Mounira Al Solh groeide op in Libanon met een Libanese vader en een Syrische moeder. Sinds ze aan de Rietveld Academie studeerde woont ze in Nederland maar ze keert nog regelmatig terug naar haar geboorteland. Al Solh is veelzijdig: ze tekent, schildert, borduurt, maakt performances, video’s en installaties. In die uiteenlopende media snijdt ze sociaal-maatschappelijke en actuele thema’s aan, die vaak te maken hebben met de consequenties van (gedwongen) migratie en cultuurverschillen. Ze zoomt daarbij in op persoonlijke verhalen. Weliswaar klein en intiem, laten die verhalen juist ook de achterliggende, grotere geopolitieke ontwikkelingen zien.
Een mooi voorbeeld is het werk dat het museum aankocht naar aanleiding van de tekeningententoonstelling De Line Up in 2018. Met de titel ‘My specialty was to make a peasants haircut, but they obliged me work till midnight often’ vertelt ze al een verhaal op zich. Het werk komt voort uit observaties van alledaags racisme en toont twee vrouwen onder een zomerse parasol die ooggetuige zijn van de mishandeling van een Syrische jongen door de lokale politie zonder duidelijke reden.

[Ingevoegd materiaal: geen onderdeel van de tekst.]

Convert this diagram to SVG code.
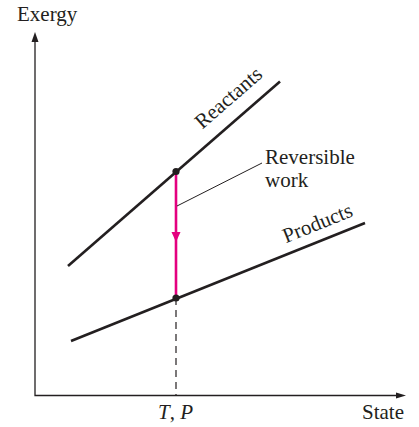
<svg xmlns="http://www.w3.org/2000/svg" width="419" height="427" viewBox="0 0 419 427">
<style>
text{font-family:"Liberation Serif","Times New Roman",serif;font-size:21px;fill:#231f20}
.ax{stroke:#231f20;stroke-width:1.3;fill:none}
.ln{stroke:#231f20;stroke-width:2.6;fill:none;stroke-linecap:butt}
.lead{stroke:#231f20;stroke-width:1;fill:none}
.dash{stroke:#231f20;stroke-width:1.2;stroke-dasharray:7,5;fill:none}
.mg{stroke:#e4007f;stroke-width:2.6;fill:none}
.dot{fill:#231f20}
</style>
<rect width="419" height="427" fill="#fff"/>
<g id="axes">
<path class="ax" d="M35,40 V395.5 H399"/>
<polygon points="35,32 31.5,42 38.5,42" fill="#231f20"/>
<polygon points="406,395.5 396,392.5 396,398.5" fill="#231f20"/>
<text x="17" y="21">Exergy</text>
<text x="362" y="419">State</text>
<text x="158" y="419"><tspan font-style="italic">T</tspan>, <tspan font-style="italic">P</tspan></text>
</g>
<g id="reactants">
<line class="ln" x1="68" y1="266" x2="280" y2="81.5"/>
<text transform="translate(233,103) rotate(-41.1)" text-anchor="middle">Reactants</text>
</g>
<g id="products">
<line class="ln" x1="71" y1="341" x2="365" y2="223"/>
<text transform="translate(320,229.5) rotate(-21.9)" text-anchor="middle">Products</text>
</g>
<g id="connectors">
<line class="mg" x1="176" y1="171.5" x2="176" y2="298"/>
<polygon points="171.5,232 180.5,232 176,242" fill="#e4007f"/>
<line class="dash" x1="176" y1="298" x2="176" y2="395"/>
<line class="lead" x1="177" y1="206" x2="262" y2="163"/>
</g>
<g id="points">
<circle class="dot" cx="176" cy="171.5" r="3.6"/>
<circle class="dot" cx="176" cy="298" r="3.6"/>
</g>
<g id="label-work">
<text x="265" y="164">Reversible</text>
<text x="265" y="187">work</text>
</g>
</svg>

Speciaal voor Dromen in Beton maakte Al Solh een reeks van tekeningen over de wijk en de bewoners van Kanaleneiland. De eerste plek die ze daar bezocht was het Huis van Vrede. Dat was een bijzondere eerste kennismaking met Kanaleneiland, want in het Huis van Vrede stond groot in het Arabisch ‘Solh’ geschreven– wat vrede betekent. Op papier dat ze op de lokale markt kocht, portretteert ze bewoners die ze ontmoet, tekent ze hun verhaal op en schetst ze hun leefomgeving. Samen geven de tekeningen een bijzonder en eigen beeld van de wijk.
Mounira Al Solh, 2 Witamy M Al Solh. Met dank aan Sfeir Semler
Deze werken gaan in première tijdens de tentoonstelling Dromen in Beton van 28 september t/m 19 januari 2020.